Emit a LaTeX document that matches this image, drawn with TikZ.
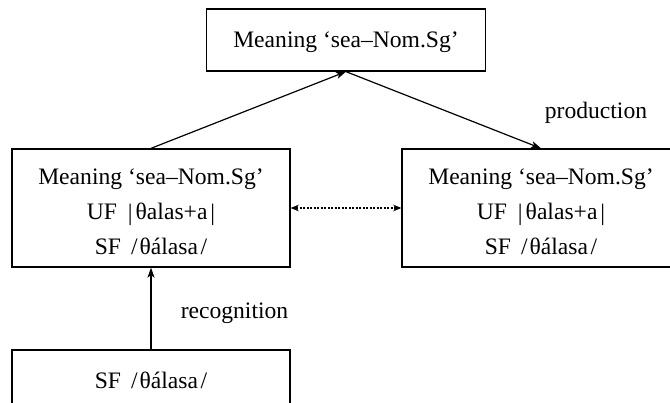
\documentclass[tikz,border=0pt]{standalone}
\usepackage{fontspec}
\setmainfont{Liberation Serif}
\usetikzlibrary{arrows.meta}
\newcommand{\ufline}{UF\hspace{11pt}\raisebox{-1pt}{|}\hspace{3pt}θalas+a\hspace{3pt}\raisebox{-1pt}{|}}
\newcommand{\sfline}{SF\hspace{10pt}/\hspace{2pt}θálasa\hspace{2.5pt}/}
\begin{document}
\begin{tikzpicture}[x=1pt,y=-1pt,
  box/.style={draw,line width=1.3pt,rectangle,align=center,inner sep=0pt,
    font=\fontsize{23.6}{35}\selectfont,text height=16pt,text depth=0pt},
  bigbox/.style={box,minimum width=278pt,minimum height=118pt,text height=94pt},
  smallbox/.style={box,minimum width=279pt,minimum height=62pt},
  lbl/.style={font=\fontsize{23.6}{28}\selectfont,inner sep=0pt},
  arr/.style={line width=1.2pt,-{Stealth[length=10pt,width=7pt,inset=2.5pt]}},
  darr/.style={line width=1.2pt,dash pattern=on 2pt off 1.5pt,
    {Stealth[length=8pt,width=6.5pt,inset=2pt]}-{Stealth[length=8pt,width=6.5pt,inset=2pt]}}
]
\clip (0,0) rectangle (670,403);
\fill[white] (0,0) rectangle (670,403);
\node[smallbox] (T) at (346,40) {Meaning ‘sea–Nom.Sg’};
\node[bigbox] (L) at (151,208) {Meaning ‘sea–Nom.Sg’\\\ufline\\\sfline};
\node[bigbox] (R) at (541,208) {Meaning ‘sea–Nom.Sg’\\\ufline\\\sfline};
\node[smallbox,minimum width=278pt] (B) at (151,381) {\sfline};
\draw[arr] (L.north) -- (T.south);
\draw[arr] (T.south) -- (R.north);
\draw[arr] (B.north) -- (L.south);
\draw[darr] (L.east) -- (R.west);
\node[lbl] (prod) at (596,113) {production};
\node[lbl] (rec) at (234.5,313) {recognition};
\end{tikzpicture}
\end{document}
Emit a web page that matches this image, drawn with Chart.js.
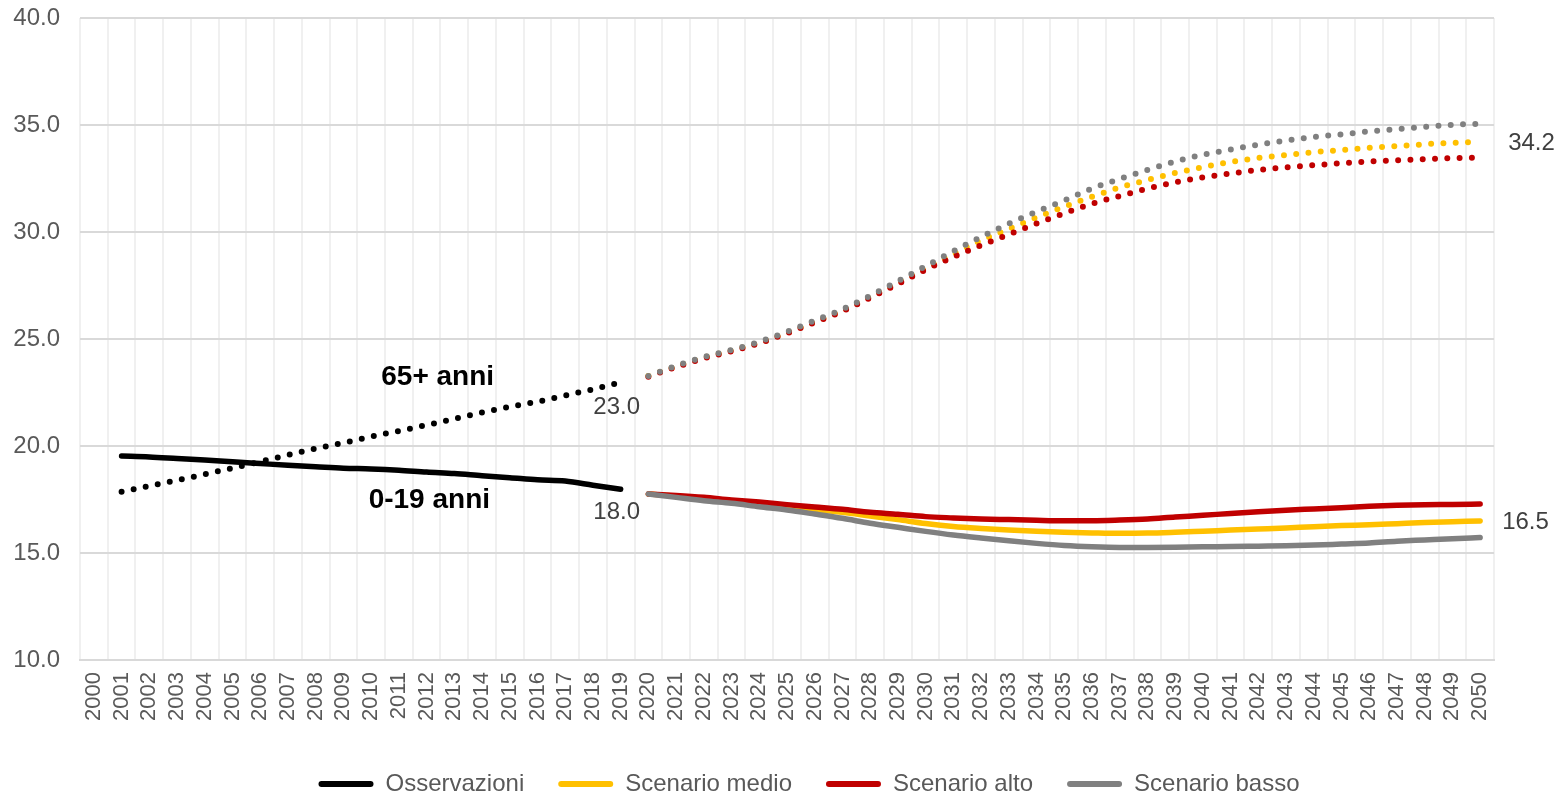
<!DOCTYPE html>
<html>
<head>
<meta charset="utf-8">
<script src="https://cdn.jsdelivr.net/npm/chart.js@4.4.1/dist/chart.umd.min.js"></script>
<style>
  html, body { margin: 0; padding: 0; background: #fff; }
  #wrap { width: 1566px; height: 796px; position: relative; }
</style>
</head>
<body>
<div id="wrap"><canvas id="ageChart"></canvas></div>
<script>
const years = ['2000', '2001', '2002', '2003', '2004', '2005', '2006', '2007', '2008', '2009',
    '2010', '2011', '2012', '2013', '2014', '2015', '2016', '2017', '2018', '2019',
    '2020', '2021', '2022', '2023', '2024', '2025', '2026', '2027', '2028', '2029',
    '2030', '2031', '2032', '2033', '2034', '2035', '2036', '2037', '2038', '2039',
    '2040', '2041', '2042', '2043', '2044', '2045', '2046', '2047', '2048', '2049', '2050'];

const yTicks = [10, 15, 20, 25, 30, 35, 40];

// Osservazioni 2001-2019
const obsYoung = [19.53, 19.49, 19.42, 19.35, 19.26, 19.18, 19.10, 19.03, 18.96, 18.93,
    18.87, 18.78, 18.71, 18.61, 18.52, 18.42, 18.36, 18.17, 17.98];
const obsOld = [17.86, 18.13, 18.40, 18.68, 18.97, 19.27, 19.58, 19.88, 20.15, 20.44,
    20.70, 20.98, 21.27, 21.57, 21.83, 22.07, 22.36, 22.65, 22.98];

// Scenari 2020-2050, 0-19 anni
const medioYoung = [17.76, 17.66, 17.53, 17.40, 17.28, 17.14, 17.02, 16.90, 16.73, 16.56,
    16.38, 16.24, 16.15, 16.08, 16.02, 15.97, 15.94, 15.92, 15.93, 15.97,
    16.02, 16.07, 16.12, 16.17, 16.23, 16.28, 16.32, 16.37, 16.42, 16.46, 16.50];
const altoYoung = [17.76, 17.69, 17.60, 17.48, 17.38, 17.26, 17.15, 17.04, 16.90, 16.81,
    16.70, 16.64, 16.59, 16.56, 16.53, 16.51, 16.51, 16.54, 16.59, 16.68,
    16.76, 16.85, 16.93, 17.00, 17.06, 17.12, 17.18, 17.23, 17.26, 17.27, 17.29];
const bassoYoung = [17.76, 17.60, 17.44, 17.32, 17.16, 17.01, 16.82, 16.62, 16.39, 16.20,
    16.01, 15.84, 15.70, 15.57, 15.45, 15.35, 15.29, 15.26, 15.26, 15.27,
    15.29, 15.30, 15.32, 15.34, 15.37, 15.42, 15.47, 15.55, 15.61, 15.67, 15.72];

// Scenari 2020-2050, 65+ anni
const medioOld = [23.27, 23.72, 24.13, 24.46, 24.83, 25.29, 25.80, 26.33, 26.96, 27.62,
    28.30, 28.97, 29.60, 30.14, 30.68, 31.18, 31.65, 32.08, 32.43, 32.76,
    33.03, 33.27, 33.46, 33.60, 33.73, 33.83, 33.93, 34.01, 34.10, 34.17, 34.21];
const altoOld = [23.24, 23.69, 24.10, 24.43, 24.80, 25.27, 25.78, 26.30, 26.93, 27.57,
    28.24, 28.83, 29.38, 29.89, 30.40, 30.87, 31.32, 31.68, 32.03, 32.32,
    32.55, 32.73, 32.90, 33.02, 33.12, 33.21, 33.29, 33.35, 33.40, 33.45, 33.47];
const bassoOld = [23.27, 23.74, 24.16, 24.49, 24.87, 25.34, 25.86, 26.39, 27.02, 27.70,
    28.40, 29.10, 29.77, 30.39, 30.95, 31.47, 32.03, 32.48, 32.90, 33.29,
    33.61, 33.85, 34.08, 34.27, 34.44, 34.56, 34.70, 34.81, 34.91, 35.01, 35.06];

const groupLabels = [
    { text: '65+ anni', x: 12.4, y: 23.2 },
    { text: '0-19 anni', x: 12.1, y: 17.45 }
];

const black = '#000000';
const yellow = '#FFC000';
const red = '#C00000';
const gray = '#808080';
const tickColor = '#595959';
const fontFamily = "'Liberation Sans', Arial, sans-serif";

// place a short series on the full year axis
const fromYear = (first, vals) => years.map(y => {
    const i = Number(y) - first;
    return (i >= 0 && i < vals.length) ? vals[i] : null;
});

const solid = (label, color, data, order) => ({
    label: label, data: data, borderColor: color, backgroundColor: color,
    borderWidth: 5.5, pointRadius: 0, fill: false, order: order,
    cubicInterpolationMode: 'monotone', borderCapStyle: 'round', borderJoinStyle: 'round'
});
const dotted = (label, color, data, order) => Object.assign(solid(label, color, data, order), {
    borderDash: [0, 12.3], borderWidth: 6
});

const endLabels = {
    id: 'endLabels',
    afterDatasetsDraw(chart) {
        const ctx = chart.ctx;
        const xs = chart.scales.x;
        const ys = chart.scales.y;
        ctx.save();
        ctx.font = '24px ' + fontFamily;
        ctx.fillStyle = '#404040';
        ctx.textBaseline = 'middle';
        const put = (dsIndex, dx, dy, align) => {
            const data = chart.data.datasets[dsIndex].data;
            let last = data.length - 1;
            while (data[last] === null) last--;
            ctx.textAlign = align;
            ctx.fillText(data[last].toFixed(1), xs.getPixelForValue(last) + dx, ys.getPixelForValue(data[last]) + dy);
        };
        put(4, -4, 25, 'center');
        put(0, -4, 23, 'center');
        put(5, 28, 1, 'left');
        put(1, 22, 1, 'left');

        ctx.font = 'bold 28px ' + fontFamily;
        ctx.fillStyle = '#000000';
        ctx.textAlign = 'center';
        groupLabels.forEach(g => {
            ctx.fillText(g.text, xs.getPixelForValue(g.x), ys.getPixelForValue(g.y));
        });
        ctx.restore();
    }
};

// legend is centred on the whole picture, not only on the plot
const legendShift = {
    id: 'legendShift',
    afterLayout(chart) {
        chart.legend.left += 62;
        chart.legend.right += 62;
    }
};

new Chart(document.getElementById('ageChart'), {
    type: 'line',
    data: {
        labels: years,
        datasets: [
            solid('Osservazioni', black, fromYear(2001, obsYoung), 0),
            solid('Scenario medio', yellow, fromYear(2020, medioYoung), 3),
            solid('Scenario alto', red, fromYear(2020, altoYoung), 2),
            solid('Scenario basso', gray, fromYear(2020, bassoYoung), 1),
            dotted('Osservazioni 65+', black, fromYear(2001, obsOld), 0),
            dotted('Scenario medio 65+', yellow, fromYear(2020, medioOld), 3),
            dotted('Scenario alto 65+', red, fromYear(2020, altoOld), 2),
            dotted('Scenario basso 65+', gray, fromYear(2020, bassoOld), 1)
        ]
    },
    options: {
        responsive: true,
        maintainAspectRatio: false,
        animation: false,
        layout: {
            padding: { top: 18, right: 72, left: 0, bottom: 0 }
        },
        plugins: {
            legend: {
                position: 'bottom',
                maxHeight: 58,
                labels: {
                    color: tickColor,
                    font: { family: fontFamily, size: 24, lineHeight: 1 },
                    boxWidth: 55,
                    boxHeight: 6,
                    padding: 34,
                    useBorderRadius: true,
                    borderRadius: 3,
                    filter: item => item.datasetIndex < 4,
                    generateLabels: chart => chart.data.datasets.map((ds, i) => ({
                        text: ds.label,
                        fillStyle: ds.borderColor,
                        strokeStyle: ds.borderColor,
                        lineWidth: 0,
                        borderRadius: 3,
                        datasetIndex: i,
                        fontColor: tickColor
                    }))
                }
            },
            tooltip: { enabled: false }
        },
        scales: {
            x: {
                offset: true,
                grid: {
                    color: '#f0f0f0',
                    lineWidth: 2,
                    offset: true,
                    drawTicks: false
                },
                border: { color: '#d9d9d9', width: 2 },
                ticks: {
                    color: tickColor,
                    font: { family: fontFamily, size: 22 },
                    minRotation: 90,
                    maxRotation: 90,
                    autoSkip: false,
                    padding: 12
                },
                afterFit: scale => {
                    scale.height = 78;
                    scale.paddingLeft = 0;
                    scale.paddingRight = 0;
                }
            },
            y: {
                min: 10,
                max: 40,
                afterBuildTicks: scale => { scale.ticks = yTicks.map(v => ({ value: v })); },
                grid: {
                    color: '#d9d9d9',
                    lineWidth: 2,
                    drawTicks: false
                },
                border: { display: false },
                ticks: {
                    color: tickColor,
                    font: { family: fontFamily, size: 24 },
                    padding: 20,
                    callback: value => Number(value).toFixed(1)
                },
                afterFit: scale => {
                    scale.width = 80;
                    scale.paddingTop = 0;
                    scale.paddingBottom = 0;
                }
            }
        }
    },
    plugins: [endLabels, legendShift]
});
</script>
</body>
</html>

# # # # #

The request —
Using the entries above, extract exactly the lines from the one that contains "Emit a web page" through the one that contains "15.61, 15.67, 15.72];". Do not carry over any pictures.

Exercise answer —
Emit a web page that matches this image, drawn with Chart.js.
<!DOCTYPE html>
<html>
<head>
<meta charset="utf-8">
<script src="https://cdn.jsdelivr.net/npm/chart.js@4.4.1/dist/chart.umd.min.js"></script>
<style>
  html, body { margin: 0; padding: 0; background: #fff; }
  #wrap { width: 1566px; height: 796px; position: relative; }
</style>
</head>
<body>
<div id="wrap"><canvas id="ageChart"></canvas></div>
<script>
const years = ['2000', '2001', '2002', '2003', '2004', '2005', '2006', '2007', '2008', '2009',
    '2010', '2011', '2012', '2013', '2014', '2015', '2016', '2017', '2018', '2019',
    '2020', '2021', '2022', '2023', '2024', '2025', '2026', '2027', '2028', '2029',
    '2030', '2031', '2032', '2033', '2034', '2035', '2036', '2037', '2038', '2039',
    '2040', '2041', '2042', '2043', '2044', '2045', '2046', '2047', '2048', '2049', '2050'];

const yTicks = [10, 15, 20, 25, 30, 35, 40];

// Osservazioni 2001-2019
const obsYoung = [19.53, 19.49, 19.42, 19.35, 19.26, 19.18, 19.10, 19.03, 18.96, 18.93,
    18.87, 18.78, 18.71, 18.61, 18.52, 18.42, 18.36, 18.17, 17.98];
const obsOld = [17.86, 18.13, 18.40, 18.68, 18.97, 19.27, 19.58, 19.88, 20.15, 20.44,
    20.70, 20.98, 21.27, 21.57, 21.83, 22.07, 22.36, 22.65, 22.98];

// Scenari 2020-2050, 0-19 anni
const medioYoung = [17.76, 17.66, 17.53, 17.40, 17.28, 17.14, 17.02, 16.90, 16.73, 16.56,
    16.38, 16.24, 16.15, 16.08, 16.02, 15.97, 15.94, 15.92, 15.93, 15.97,
    16.02, 16.07, 16.12, 16.17, 16.23, 16.28, 16.32, 16.37, 16.42, 16.46, 16.50];
const altoYoung = [17.76, 17.69, 17.60, 17.48, 17.38, 17.26, 17.15, 17.04, 16.90, 16.81,
    16.70, 16.64, 16.59, 16.56, 16.53, 16.51, 16.51, 16.54, 16.59, 16.68,
    16.76, 16.85, 16.93, 17.00, 17.06, 17.12, 17.18, 17.23, 17.26, 17.27, 17.29];
const bassoYoung = [17.76, 17.60, 17.44, 17.32, 17.16, 17.01, 16.82, 16.62, 16.39, 16.20,
    16.01, 15.84, 15.70, 15.57, 15.45, 15.35, 15.29, 15.26, 15.26, 15.27,
    15.29, 15.30, 15.32, 15.34, 15.37, 15.42, 15.47, 15.55, 15.61, 15.67, 15.72];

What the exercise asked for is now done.